Arizona’s new voting laws that require proof of citizenship are not discriminatory, judge rules



PHOENIX — A federal judge is upholding provisions of new Arizona laws that would require counties to verify the status of registered voters who haven’t provided proof of U.S. citizenship and cross-check voter registration information with various government databases.

In a ruling Thursday, U.S. District Judge Susan Bolton concluded Arizona legislators did not discriminate when they adopted the laws and the state does have an interest in preventing voter fraud and limiting voting to those individuals eligible to vote.

“Considering the evidence as a whole, the court concludes that Arizona’s interests in preventing non-citizens from voting and promoting public confidence in Arizona’s elections outweighs the limited burden voters might encounter when required to provide (documentary proof of citizenship),” she wrote.

However, Bolton said the requirement for individuals using a state registration form to include their state or country of birth violates a provision of the Civil Rights Act and a section of the National Voter Registration Act. Doing so, she explained, would result in the investigation of only naturalized citizens based on county recorders’ subjective beliefs that a naturalized individual is a non-citizen.

The lengthy ruling summarizes testimony from a bench trial in late 2023 at which experts testified about Arizona’s history of voting discrimination. That included literacy tests effectively precluding Native American and Latino voters from participating and voter roll purges in the 1970s and 80s that created barriers for minorities to re-register to vote.

That was the past, the judge wrote, noting there was no evidence presented by the plaintiffs reflecting an intent by lawmakers to suppress voter registrations of members of minority groups or naturalized citizens when they considered the bills in 2022.

The laws were passed amid a wave of proposals that Republicans introduced in the wake of Joe Biden’s 2020 victory in Arizona over Donald Trump.

In an earlier ruling, Bolton blocked a requirement in Arizona law that people who use a federal voter registration form provide additional proof of citizenship if they want to vote for president or use the state’s vote-by-mail system. The judge had ruled those provisions were trumped by a 1993 federal voter registration law.

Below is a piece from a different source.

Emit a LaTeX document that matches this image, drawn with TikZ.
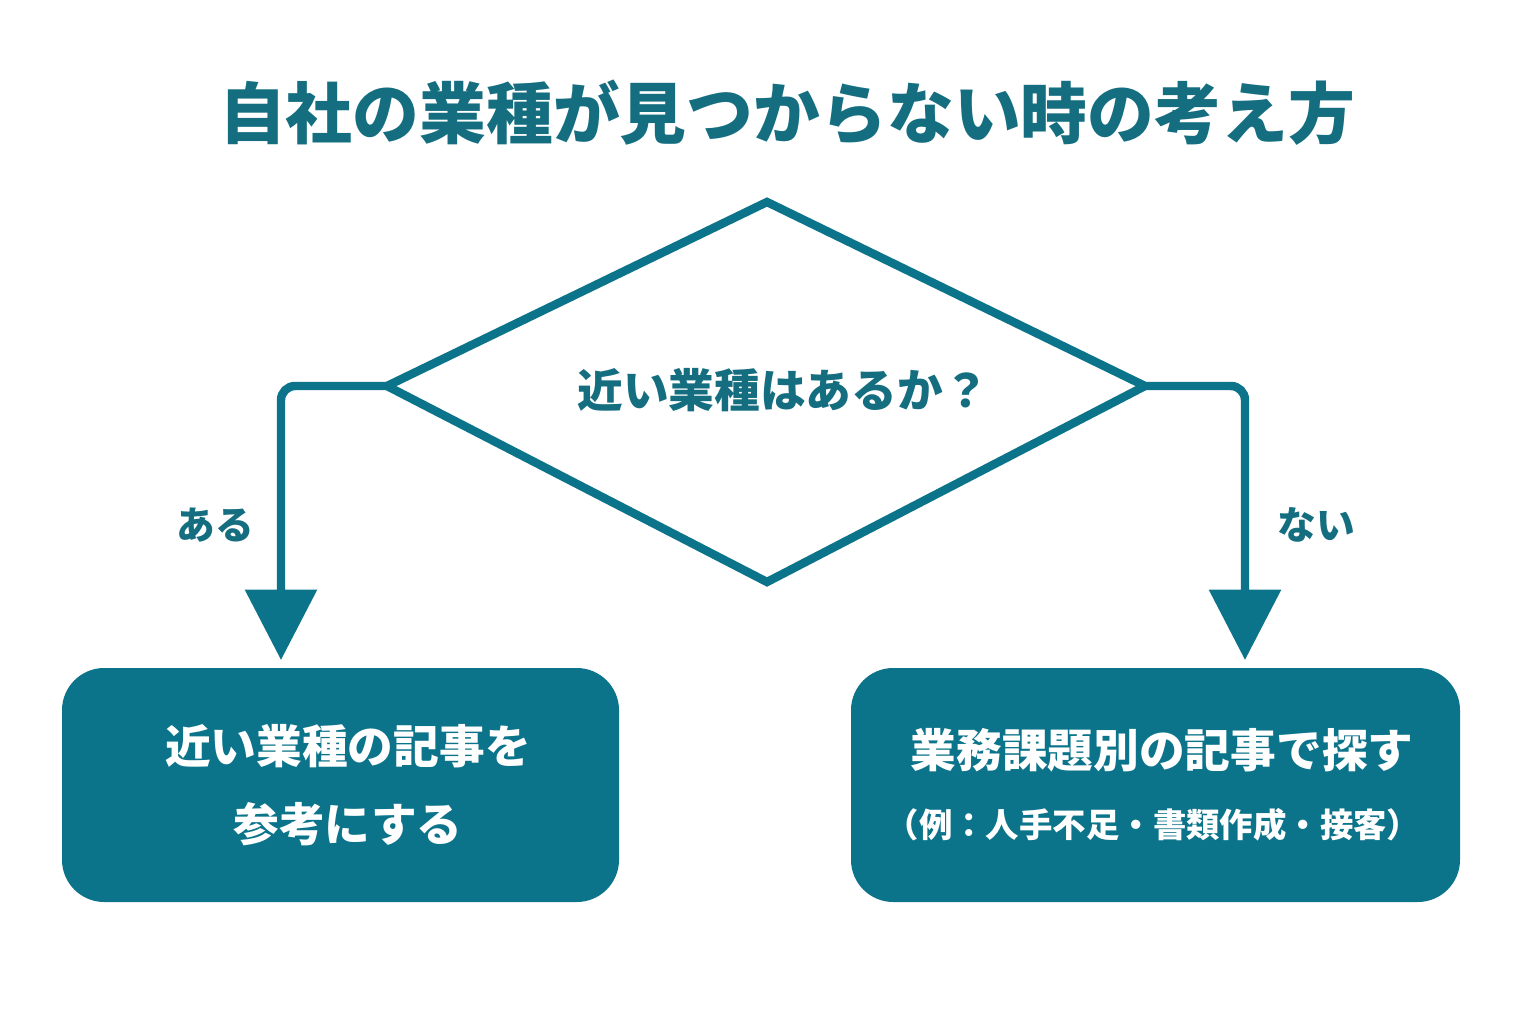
\documentclass[tikz,border=0pt]{standalone}
\usepackage{fontspec}
\newfontfamily\cjk{Noto Sans CJK JP}
\usetikzlibrary{arrows.meta}
\definecolor{teal1}{RGB}{12,116,138}
\definecolor{teal2}{RGB}{20,110,128}
\tikzset{
  box/.style={fill=teal1, rounded corners=12pt, text=white},
  flow/.style={teal1, line width=2.4pt, rounded corners=4pt, -{Triangle[length=20pt,width=20pt]}},
  lbl/.style={text=teal2, font=\cjk\bfseries\fontsize{11}{13}\selectfont}
}
\begin{document}
\begin{tikzpicture}[x=0.01cm, y=-0.01cm]
        \useasboundingbox (0,0) rectangle (1536,1024);
        \node[text=teal2, font=\cjk\bfseries\fontsize{19}{22}\selectfont] (title) at (787,113) {自社の業種が見つからない時の考え方};

        \coordinate (top) at (767,202);
        \coordinate (lft) at (387,386);
        \coordinate (rgt) at (1145,386);
        \coordinate (bot) at (767,582);
        \draw[teal1, line width=2.4pt, line join=miter] (top) -- (rgt) -- (bot) -- (lft) -- cycle;
        \node[lbl, font=\cjk\bfseries\fontsize{13}{15}\selectfont] (ask) at (783,390) {近い業種はあるか？};

        \fill[box] (62,668) rectangle (619,902);
        \node[text=white, align=center, font=\cjk\bfseries\fontsize{13}{22}\selectfont] (yesbox) at (348,785) {近い業種の記事を\\参考にする};
        \fill[box] (851,668) rectangle (1460,902);
        \node[text=white, font=\cjk\bfseries\fontsize{13}{15}\selectfont] (nobox) at (1162,750) {業務課題別の記事で探す};
        \node[text=white, font=\cjk\bfseries\fontsize{9.5}{11}\selectfont] (nonote) at (1153,825) {（例：人手不足・書類作成・接客）};

        \coordinate (yesend) at (281,660);
        \coordinate (noend) at (1245,660);
        \draw[flow] (lft) -- (281,386) -- (yesend);
        \draw[flow] (rgt) -- (1245,386) -- (noend);
        \node[lbl] (yes) at (215,525) {ある};
        \node[lbl] (no) at (1316,525) {ない};
\end{tikzpicture}
\end{document}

She also had ruled that a 2018 consent decree prevents Arizona from enforcing its new requirement to reject any state voter registration forms that aren’t accompanied by proof of citizenship. The decree said Arizona may not reject an otherwise valid state voter registration form without proof of citizenship, but rather must register such an applicant for federal elections.

Arizona is required to accept the federal registration form, but anyone who does not provide proof of citizenship is only allowed to vote for president, the U.S. House or Senate. The federal form requires people to swear they are U.S. citizens, but there is no proof requirement.

Federal-only voters have been a subject of political wrangling since the U.S. Supreme Court ruled in 2013 that Arizona cannot require documentary proof of citizenship for people to vote in national elections. The state responded by creating two classes of voters: those who can vote in all races and those who can vote only in federal elections.

After being approved on party-line votes, then-Republican Gov. Doug Ducey signed the measures into law.

“Election integrity means counting every lawful vote and prohibiting any attempt to illegally cast a vote,” Ducey wrote in a March 2022 letter when approving one of the proposals.

The laws were challenged by voting rights groups and the U.S. Department of Justice. They argued the new rules would make registering voters more difficult. Some also suggested the statutes were an attempt to get the issue back in front of a more conservative Supreme Court.

While supporters said the measures would affect only voters who have not shown proof of citizenship, voting advocates claimed hundreds of thousands of people who haven’t recently updated their voter registration or driver’s license could be affected.

The ruling states that Arizona has required documentary proof of citizenship since 2005, and the new laws supplement that requirement to ensure non-citizens do not register to vote or remain on the voter rolls.

One of the two measures examined by Bolton would require state election officials to cross check registration information with various government databases to try to prove their citizenship and report anyone they can’t find to prosecutors.

“The court finds that though it may occur, non-citizens voting in Arizona is quite rare, and non-citizen voter fraud in Arizona is rarer still,” the ruling states. “But while the voting laws are not likely to meaningfully reduce possible non-citizen voting in Arizona, they could help to prevent non-citizens from registering or voting.”